Opinion: I thought the plot was a bit contrived but the twists and turns were okay for the most part. I really wanted Isabel and Rokan’s characters to be more defined but instead it was hard to define their relationship. Overall a decent book read but not sure if I want to continue with more in this series.
Ideas: Recommended for readers seeking strong female characters in fantasy novels.
49. IMDb (imdb.com)
Review: Great website for anything concerning movies including actors, films, directors, reviews etc. The search capabilities offer keyword, title, artist, company, biographies, plots, and even characters. Other goodies include creating and sharing your favorites, news, videos and trailers from your favorite movies as well as upcoming releases.
Opinion: Even better than google and Wikipedia, IMBd offers the most comprehensive searching capabilities for movies and television. Recommended for parents, teens and anyone else with an interest in movies, plots etc. Great site!
Ideas: Would be a good use for finding movies for classroom use, subject documentaries, student sharing of favorite movies and personal interests.
50. Blessing's Bead by Debby Dahl Edwardson (Farrar Straus Giroux/Melanie Kroups Books, 2009)
Genre: Comedy, Fantasy, Romance
Review: Blessing's life in Anchorage is a mess and decides it's best to move back to the Artic village of her grandmother Nutaaq. She knows very little of her grandmother and nearly nothing about where she is going but strange tales and some beautiful cobalt beads begin to tell a story even more shattering than Blessing's life. As events unfold of her grandmothers childhood, Blessing realizes the beads may hold the power of healing.
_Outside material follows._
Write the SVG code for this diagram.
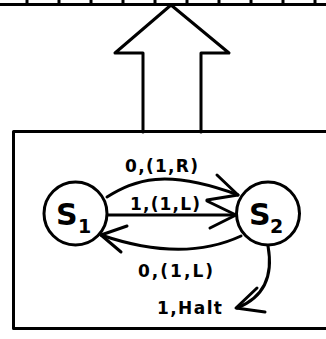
<svg xmlns="http://www.w3.org/2000/svg" width="326" height="339" viewBox="0 0 326 339">
<style>
.ln{fill:none;stroke:#000;stroke-width:3;stroke-linecap:round;stroke-linejoin:round}
.st{fill:#fff;stroke:#000;stroke-width:3}
.lbl{font-family:"DejaVu Sans",sans-serif;font-weight:bold;font-size:17px;fill:#000}
.big{font-family:"DejaVu Sans",sans-serif;font-weight:bold;font-size:30px;fill:#000}
.sub{font-family:"DejaVu Sans",sans-serif;font-weight:bold;font-size:19px;fill:#000}
</style>
<rect width="326" height="339" fill="#fff"/>
<g id="tape">
<path class="ln" stroke-linecap="butt" d="M0 4.5H326 M27 0V4.5 M59 0V4.5 M91 0V4.5 M123 0V4.5 M155 0V4.5 M187 0V4.5 M219 0V4.5 M251 0V4.5 M283 0V4.5 M315 0V4.5"/>
</g>
<g id="head-arrow">
<polyline class="ln" points="143,132 143,53 115,53 171,5 229,53 201,53 201,132"/>
</g>
<g id="machine">
<path class="ln" stroke-linecap="butt" d="M330 131.5H13.5V328.5H330"/>
</g>
<g id="connectors">
<path class="ln" d="M107 197 C135 180,165 168,238 195"/>
<path class="ln" d="M217 175 L238 195 L207 200"/>
<path class="ln" d="M107 215 H236"/>
<path class="ln" d="M207 201 L236 215 L210 228"/>
<path class="ln" d="M241 236 Q183 263 101 235"/>
<path class="ln" d="M127 226 L101 235 L121 252"/>
<path class="ln" d="M268 246 C272 268,270 295,237 308"/>
<path class="ln" d="M257 288 L236 308 L265 312"/>
</g>
<g id="s1">
<circle class="st" cx="75.5" cy="213.5" r="31.5"/>
<text class="big" x="56" y="225">S</text>
<text class="sub" x="78" y="233">1</text>
</g>
<g id="s2">
<circle class="st" cx="268" cy="213.5" r="31.5"/>
<text class="big" x="249" y="225">S</text>
<text class="sub" x="270" y="233">2</text>
</g>
<g id="labels">
<text class="lbl" x="125" y="172" textLength="73" lengthAdjust="spacing">0,(1,R)</text>
<text class="lbl" x="130" y="210" textLength="70" lengthAdjust="spacing">1,(1,L)</text>
<text class="lbl" x="138" y="277" textLength="75" lengthAdjust="spacing">0,(1,L)</text>
<text class="lbl" x="157" y="314" textLength="65" lengthAdjust="spacing">1,Halt</text>
</g>
</svg>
Opinion: Life is more circular than linear and this fascinating story of a girl between two worlds shows how life comes full circle in one's journey. As the story moves back and forth in time, it becomes evident how powerful the magic of oral history can be.
Ideas: Great teaching tool about life near the Artic Circle replete with clothing, food and customs. Would also be great used as general discussion about oral history perhaps suggesting stories from class members own family.